Thursday, June 3, 2010

Corpus Christi


According to the traditional calendar of the Western Church, today is the Feast of Corpus Christi, or the Body of Christ. In the churches that observe this feast, there is customarily a procession in which the the Blessed Sacrament, or Eucharist is carried out of the church into the streets, while hymns and proper prayers (most of which were composed by Saint Thomas Aquinas) are offered up by the faithful following the celebrating priest who holds the Sacrament aloft in a gilt container called a monstrance. Traditionally, an embroidered canopy, like the one used in the procession from the altar to the place of repose in the Maundy Thursday Mass, is placed over the Sacrament and priest as as they process. It is a day of great festivity. Many of the medieval English Mystery Plays were composed for this occasion, including I believe, Everyman. I can remember being involved in such a procession when I was about 17. I was with group of Franciscan friars. We processed through the streets of New Bedford, our rosaries in hand, singing the ancient eucharistic hymns Tantum Ergo and and O Salutaris Hostia. Old ladies came to the side of the road bowing before what they beheld to be truly the Lord. It was one of the holiest occasions of my young life. We stopped at several station churches, and celebrated Benediction (a blessing done with the reserved Sacrament) with a priest or deacon from that parish. Like the first time I attended a Latin Mass; or indeed the first time grace led me to the doors of an Anglican church in the Catholic tradition, it was an encounter of sublime beauty. It communicated to me something of the Divine. Indeed, if I believe as my faith tells me, it did communicate the Divine. Because what it is before us is truly God.

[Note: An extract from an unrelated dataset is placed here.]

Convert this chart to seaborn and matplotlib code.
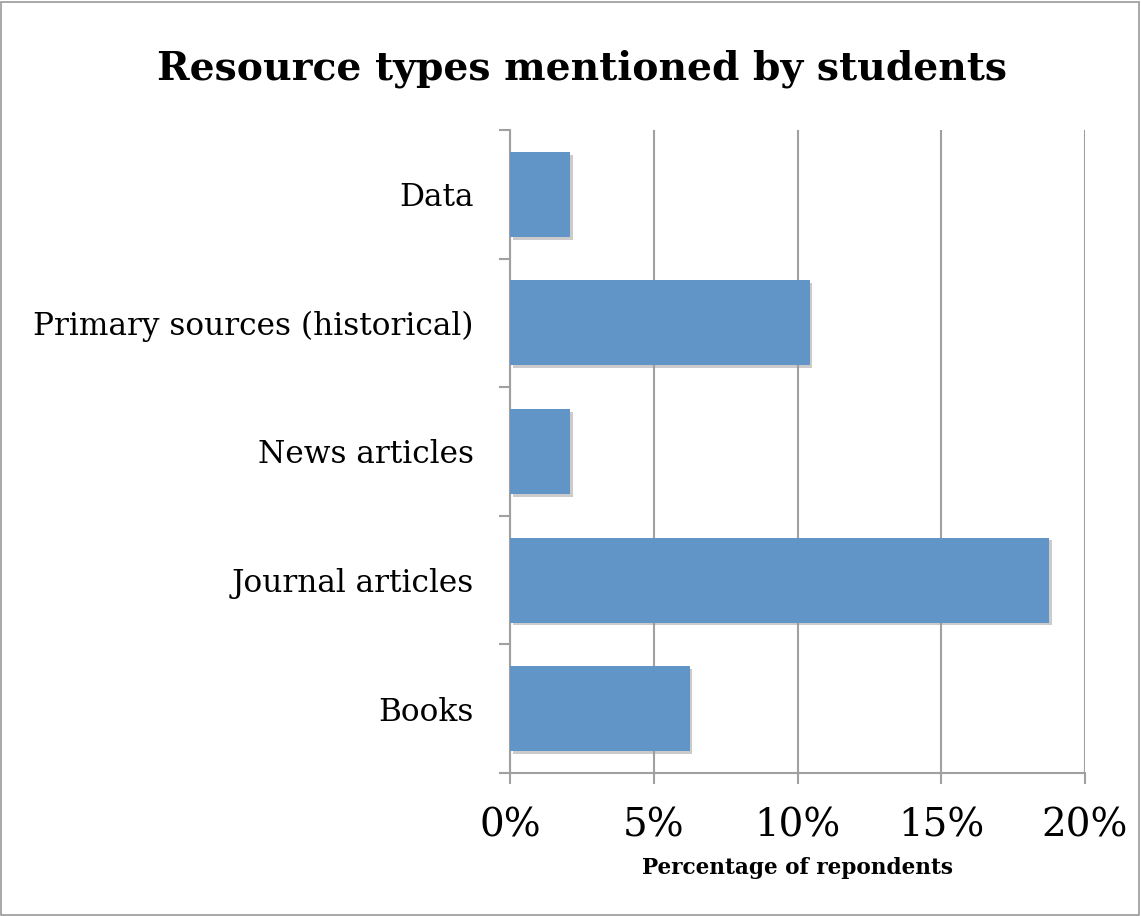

What is the meaning of all this pageantry? Why take the Blessed Sacrament out its usual context, the reception of Holy Communion? If we adhere to a classical points of Anglicanism, there is no reason why we should. The 25th Article of Religion, in fact, explicitly prohibits such observances. It says, “ The Sacraments were not ordained of Christ to be gazed upon, or to be carried about, but that we should duly use them. And in such only as worthily receive the same, they have a wholesome effect or operation: but they that receive them unworthily, purchase to themselves damnation, as Saint Paul saith.” Well, these are pretty strong words. And indeed many English ritualists in the Victorian period came under the ire of the bishops and, even Parliament for such things. But I think that there is a great usefulness to the celebration of this feast. First of all, the Eucharist is something that we should rejoice about. So often the Eucharist can be seen as something part of routine, just part of the ritual and tradition of the Church. The celebration of Corpus Christi reminds us of the absolute holiness of the Eucharist and that it is the greatest vehicle of Grace in our common life as Christians. Also, it is a visual reminder of what we should do at all times as Christians; that is, that we should exit the doors of the church transformed by and into the Body of Christ. To quote the Eastern Orthodox theologian Alexander Schmemann, “we are what we eat.” Aside from being an opportunity for adoring Christ in the Blessed Sacrament, I think this is a very helpful way of thinking about this particular feast. I will not be able to participate in the celebration of Corpus Christ outside of the Divine Office today but I will certainly rejoice with the Church today. Truly Christ gives Himself to us in this sacrament and that is definitely something worth rejoicing.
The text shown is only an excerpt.